Tally the lines that include "React". Output the number only.

=== DATA SECTION ===

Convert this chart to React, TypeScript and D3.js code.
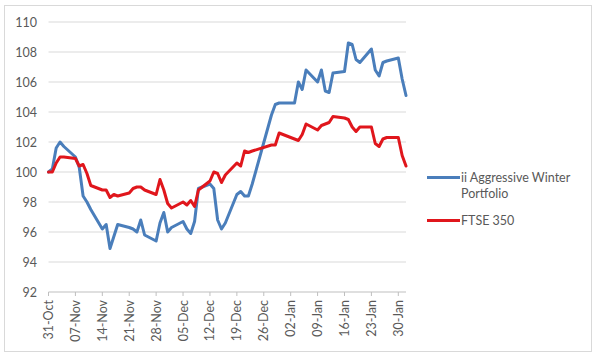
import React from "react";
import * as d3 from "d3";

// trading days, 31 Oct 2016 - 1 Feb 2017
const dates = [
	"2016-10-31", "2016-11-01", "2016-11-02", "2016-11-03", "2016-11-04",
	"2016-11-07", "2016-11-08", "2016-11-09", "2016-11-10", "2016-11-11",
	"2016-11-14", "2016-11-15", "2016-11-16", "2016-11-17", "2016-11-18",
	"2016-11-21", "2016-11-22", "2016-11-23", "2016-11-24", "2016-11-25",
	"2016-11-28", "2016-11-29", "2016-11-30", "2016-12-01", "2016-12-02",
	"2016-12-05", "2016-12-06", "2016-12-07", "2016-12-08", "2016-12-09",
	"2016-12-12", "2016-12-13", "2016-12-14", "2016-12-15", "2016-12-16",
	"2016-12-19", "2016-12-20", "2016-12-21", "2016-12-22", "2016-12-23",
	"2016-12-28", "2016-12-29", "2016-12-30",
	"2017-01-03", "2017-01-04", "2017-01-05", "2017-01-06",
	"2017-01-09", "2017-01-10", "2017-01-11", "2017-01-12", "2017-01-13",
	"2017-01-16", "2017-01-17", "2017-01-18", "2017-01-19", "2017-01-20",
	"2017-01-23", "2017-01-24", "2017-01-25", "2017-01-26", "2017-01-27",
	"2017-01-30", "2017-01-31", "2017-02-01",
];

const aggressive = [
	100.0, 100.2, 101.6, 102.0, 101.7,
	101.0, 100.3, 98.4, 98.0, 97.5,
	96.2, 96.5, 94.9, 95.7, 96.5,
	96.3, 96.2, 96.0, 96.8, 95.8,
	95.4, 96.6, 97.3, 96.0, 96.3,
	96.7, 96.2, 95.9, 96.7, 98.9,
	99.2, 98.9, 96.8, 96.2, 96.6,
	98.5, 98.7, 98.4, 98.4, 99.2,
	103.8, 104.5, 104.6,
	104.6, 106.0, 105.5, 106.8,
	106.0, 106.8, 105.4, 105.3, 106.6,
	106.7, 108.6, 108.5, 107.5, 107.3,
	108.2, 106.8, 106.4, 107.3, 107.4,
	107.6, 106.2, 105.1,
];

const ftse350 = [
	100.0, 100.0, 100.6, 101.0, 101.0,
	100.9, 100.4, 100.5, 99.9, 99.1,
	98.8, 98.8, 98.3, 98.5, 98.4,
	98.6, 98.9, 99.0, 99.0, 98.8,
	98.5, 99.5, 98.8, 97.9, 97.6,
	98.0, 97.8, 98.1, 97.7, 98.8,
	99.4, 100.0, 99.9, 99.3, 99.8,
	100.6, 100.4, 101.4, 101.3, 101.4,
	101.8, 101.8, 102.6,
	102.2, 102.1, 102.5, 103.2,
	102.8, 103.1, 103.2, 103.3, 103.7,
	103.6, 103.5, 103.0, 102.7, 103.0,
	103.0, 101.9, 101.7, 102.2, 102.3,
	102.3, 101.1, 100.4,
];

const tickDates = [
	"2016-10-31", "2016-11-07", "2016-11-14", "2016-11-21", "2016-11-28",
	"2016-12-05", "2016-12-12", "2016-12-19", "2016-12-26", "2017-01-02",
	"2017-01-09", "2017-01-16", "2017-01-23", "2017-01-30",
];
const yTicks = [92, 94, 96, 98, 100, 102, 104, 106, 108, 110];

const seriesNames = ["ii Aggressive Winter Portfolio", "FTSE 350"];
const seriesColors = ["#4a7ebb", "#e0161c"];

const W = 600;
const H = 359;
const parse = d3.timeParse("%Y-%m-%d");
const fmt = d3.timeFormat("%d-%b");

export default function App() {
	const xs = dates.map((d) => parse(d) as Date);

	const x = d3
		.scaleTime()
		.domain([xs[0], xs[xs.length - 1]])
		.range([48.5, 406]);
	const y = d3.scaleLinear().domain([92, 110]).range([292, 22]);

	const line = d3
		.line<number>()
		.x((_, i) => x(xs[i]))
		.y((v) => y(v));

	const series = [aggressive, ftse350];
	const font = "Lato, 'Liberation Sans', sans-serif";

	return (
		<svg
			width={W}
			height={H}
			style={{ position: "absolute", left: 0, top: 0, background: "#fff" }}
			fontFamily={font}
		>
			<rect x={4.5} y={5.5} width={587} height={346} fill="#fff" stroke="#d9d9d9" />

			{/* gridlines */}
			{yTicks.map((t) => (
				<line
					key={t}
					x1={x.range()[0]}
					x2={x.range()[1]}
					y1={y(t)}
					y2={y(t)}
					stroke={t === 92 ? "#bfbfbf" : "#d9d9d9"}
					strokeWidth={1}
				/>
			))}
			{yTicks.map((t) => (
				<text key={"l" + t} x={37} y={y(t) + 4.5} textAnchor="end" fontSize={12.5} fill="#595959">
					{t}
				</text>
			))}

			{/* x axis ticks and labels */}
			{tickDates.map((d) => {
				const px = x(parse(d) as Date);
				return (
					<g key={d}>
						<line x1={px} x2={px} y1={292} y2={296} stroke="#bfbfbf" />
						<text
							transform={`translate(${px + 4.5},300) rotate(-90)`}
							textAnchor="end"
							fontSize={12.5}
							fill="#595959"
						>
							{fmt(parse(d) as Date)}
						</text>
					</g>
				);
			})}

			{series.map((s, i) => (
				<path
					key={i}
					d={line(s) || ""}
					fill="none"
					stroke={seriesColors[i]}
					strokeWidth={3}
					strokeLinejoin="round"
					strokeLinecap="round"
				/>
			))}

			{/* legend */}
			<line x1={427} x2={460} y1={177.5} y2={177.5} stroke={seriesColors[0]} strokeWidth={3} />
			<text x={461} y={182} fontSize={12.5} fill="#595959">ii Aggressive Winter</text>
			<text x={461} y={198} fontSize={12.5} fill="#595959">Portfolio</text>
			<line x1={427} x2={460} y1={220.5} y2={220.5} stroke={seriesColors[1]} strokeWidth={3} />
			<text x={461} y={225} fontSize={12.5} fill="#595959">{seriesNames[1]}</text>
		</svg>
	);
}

===

[SOLVED EXERCISE]:
2